Lost animals
Lost animals

From December 13, 2012

Motion.

I write about this word constantly, and long time readers may even have tired of my relentless ramblings on the subject, yet I am so passionate about it. Here is my theory:

All every human ever does is transport something to another place.

Every job you and I have ever had and will ever have is simply a different means of transporting different things. Pilots, taxi drivers, and train conductors transport people. Mailmen, truck drivers, and UPS delivery men all transport goods. Maids, janitors, and landscapers move dirt, dust, and excrement from one place to another. Baristas, chefs, and waitresses move ingredients into a bowl, then to the oven, then to the table for the customers to enjoy. Think about every job you’ve had. What were you moving?

We move food from our hands to our mouths to our stomachs. We move clothes onto and off of our bodies. We move words around to create new books and poems and songs. Music itself is a vibration of molecules!

Anyway, since the nature of life is motion, who are we to fight it? I know that in the large scheme of things, four years may not appear to be that daunting to someone. Yet, to me, the restless wanderbundle of fluid energy, it is a lifetime. What in the world could I be missing while I sit here in Chicago, performing my mandatory studies and following rules!

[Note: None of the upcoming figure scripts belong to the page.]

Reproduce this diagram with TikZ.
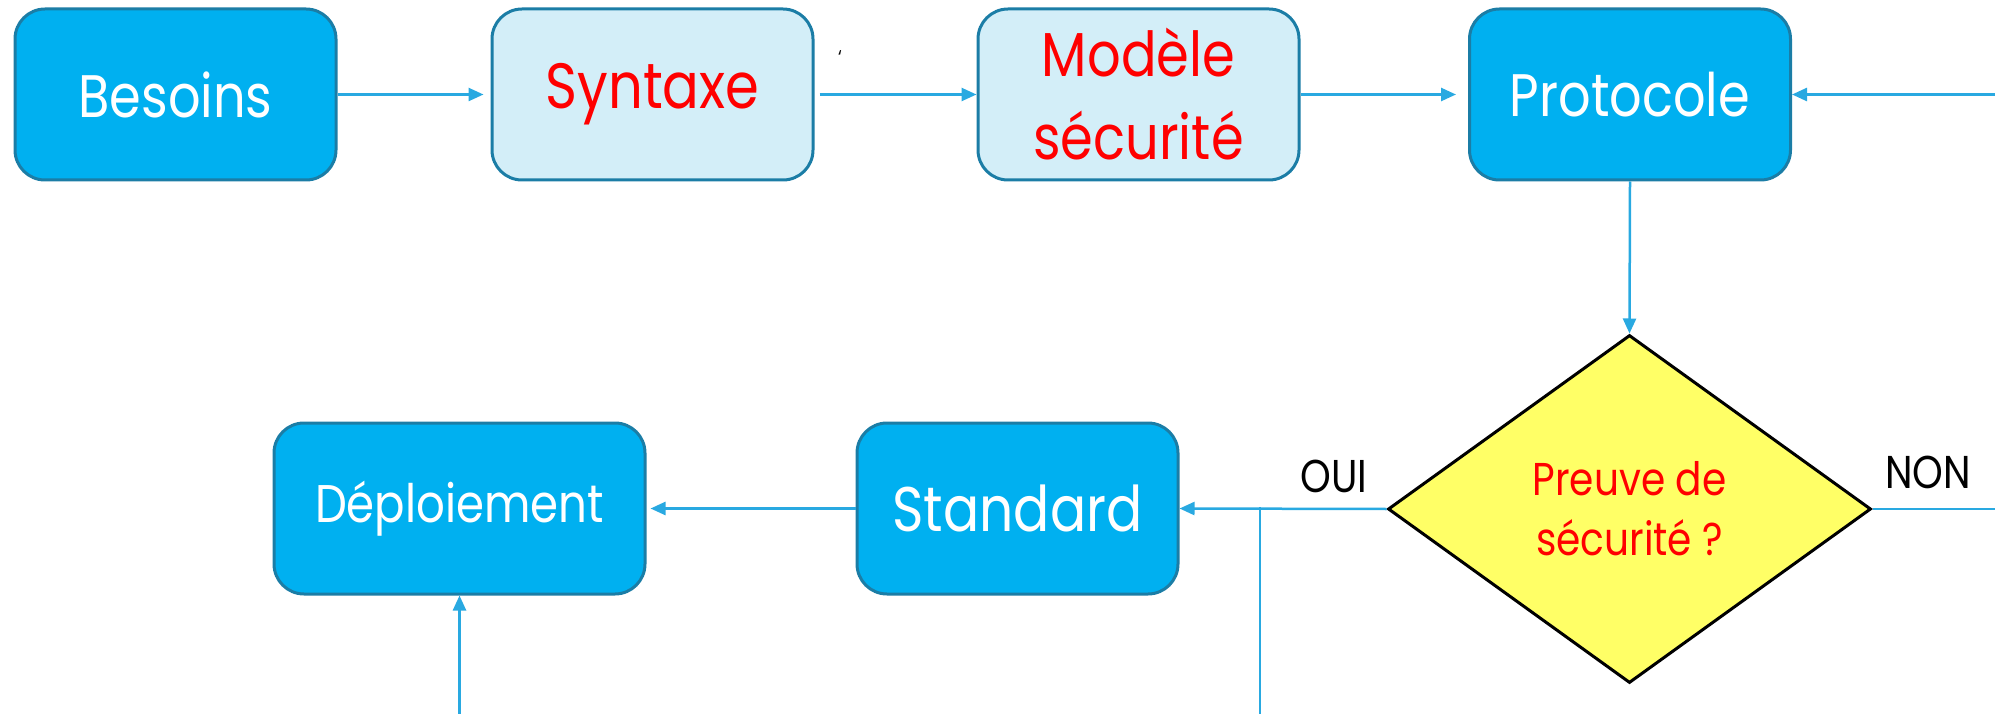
\documentclass[tikz,border=0pt]{standalone}
\usepackage{fontspec}
\setmainfont{Poppins}[FakeStretch=0.85]
\usetikzlibrary{arrows.meta,shapes.geometric}
\definecolor{boxblue}{HTML}{00B0F0}
\definecolor{boxlight}{HTML}{D3EEF8}
\definecolor{boxedge}{HTML}{1B7DA6}
\definecolor{conn}{HTML}{29A9E1}
\definecolor{diafill}{HTML}{FFFF66}
\definecolor{txtred}{HTML}{FF0000}
\tikzset{
  basebox/.style={rectangle, rounded corners=30pt, draw=boxedge, line width=3pt,
    minimum height=171pt, inner sep=0pt, align=center, font=\fontsize{60}{83}\selectfont},
  darkbox/.style={basebox, fill=boxblue, text=white},
  lightbox/.style={basebox, fill=boxlight, text=txtred},
  decision/.style={diamond, draw=black, line width=3pt, fill=diafill, inner sep=0pt,
    minimum width=483pt, minimum height=348pt, align=center, text=txtred,
    font=\fontsize{46}{60}\selectfont},
  link/.style={draw=conn, line width=2.5pt},
  arrowlink/.style={link, -{Triangle[length=15pt,width=13pt]}},
  lbl/.style={inner sep=0pt, font=\fontsize{46}{52}\selectfont, text=black}
}
\begin{document}
\begin{tikzpicture}[x=1pt,y=-1pt]
\useasboundingbox (0,0) rectangle (1995,714);
\node[darkbox, minimum width=321pt] (besoins) at (175.5,94.5) {Besoins};
\node[lightbox, minimum width=321pt, font=\fontsize{64}{83}\selectfont] (syntaxe) at (652.5,94.5) {Syntaxe};
\node[lightbox, minimum width=321pt, font=\fontsize{62}{83}\selectfont] (modele) at (1138.5,94.5) {Modèle\\sécurité};
\node[darkbox, minimum width=321pt] (protocole) at (1630,94.5) {Protocole};
\node[darkbox, minimum width=371pt, font=\fontsize{53}{60}\selectfont] (deploiement) at (459.5,508.5) {Déploiement};
\node[darkbox, minimum width=321pt, font=\fontsize{63}{70}\selectfont] (standard) at (1017.5,508.5) {Standard};
\node[decision] (preuve) at (1629.5,509) {Preuve de\\sécurité ?};
\node[lbl] (oui) at (1334,476) {OUI};
\node[lbl] (non) at (1928,472) {NON};
\node[inner sep=0pt, font=\fontsize{20}{24}\selectfont] (tick) at (840,58) {\symbol{96}};
\coordinate (rightin) at (1995,94.5);
\coordinate (rightout) at (1995,509);
\coordinate (junction) at (1260,507);
\coordinate (junctionbottom) at (1260,714);
\coordinate (depbottom) at (459.5,714);
\draw[arrowlink] (besoins.east) -- ([xshift=-7pt]syntaxe.west);
\draw[arrowlink] ([xshift=5pt]syntaxe.east) -- (modele.west);
\draw[arrowlink] (modele.east) -- ([xshift=-12pt]protocole.west);
\draw[arrowlink] (rightin) -- (protocole.east);
\draw[arrowlink] (protocole.south) -- (preuve.north);
\draw[arrowlink] (preuve.west) -- (standard.east);
\draw[link] (preuve.east) -- (rightout);
\draw[link] (junction) -- (junctionbottom);
\draw[arrowlink] (standard.west) -- ([xshift=4pt]deploiement.east);
\draw[arrowlink] (depbottom) -- (deploiement.south);
\end{tikzpicture}
\end{document}
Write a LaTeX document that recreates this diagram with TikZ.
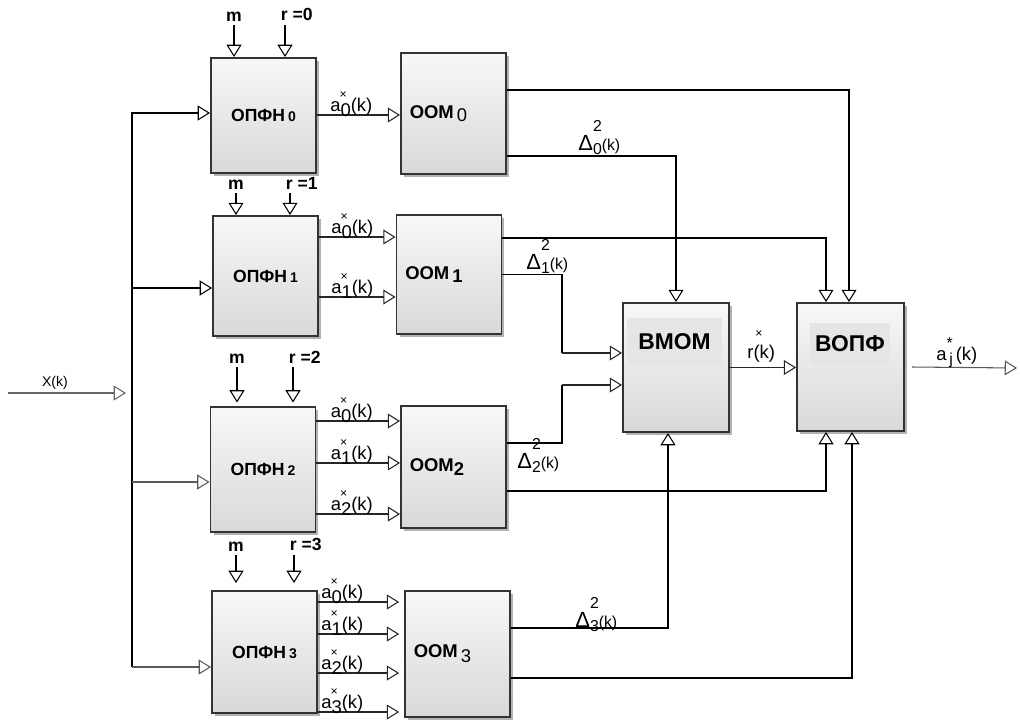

I had a conversation tonight with a friend of mine here in Chi-Town. I explained that, yes, it may be idolatrous to need to travel so much (Jeremiah 2:31-37), which is something the Lord has graciously been convicting me of recently. However, I do feel so much closer to the Lord when on the wide open road. I recounted to him my year thus far, including a total of 26 flights, 3 road trips, and some backpacking escapades. Reliving the memories of those trips just reminded me of how sedentary I have become recently, and made me hunger for more; for that nearness to God that I feel when I am alone with and dependent on Him.

I miss the dancing phone lines I watched taking the Amtrak from New Haven to New York City. They bounced up and down, drawn with a pencil against the vivid blue morning sky of the northeast. I remember how beautiful every woman became when my mind was not filled with the clutter of the internet or television. Every man became more accommodating and real. I miss the rolling waves of golden grain as my car shot across the prairies of the midwest, through the lonely and forgotten towns that freckle the highways of America. I long for that landscape that lay bare its shoulders before Dave and I as we crested a hill in the Utah back country. We could see over the sandy desert land for miles and miles, until sandstone plateaus rose on the horizon under the grey ceiling of early June. My soul pines for the streets of Paris, where we haphazardly wandered about the ancient Champs-Élysées and gazed on the mighty iron tower. Or Nigeria, where we sang a capella worship songs at the top of our lungs, because no instruments other than clapping hands were required.

And that’s only this year.

We all long to travel, and few are brave enough to take that first step. There are no such things as plans; only battles with time and place. Your “plan” is where you are right now, and I wish all my readers the best with moving beyond that. We cannot plan a thing. As Ben Gibbard howls in his song What Sarah Said, “Every plan is a tiny prayer to Father Time…” (That’s why I just never understood Planners…..I can’t even plan my day tomorrow, much less a trip I’ll be taking in a few months in a different place!)

Don’t battle motion. Breathe, move, and go.

We’re human beings, after all; and that’s a verb.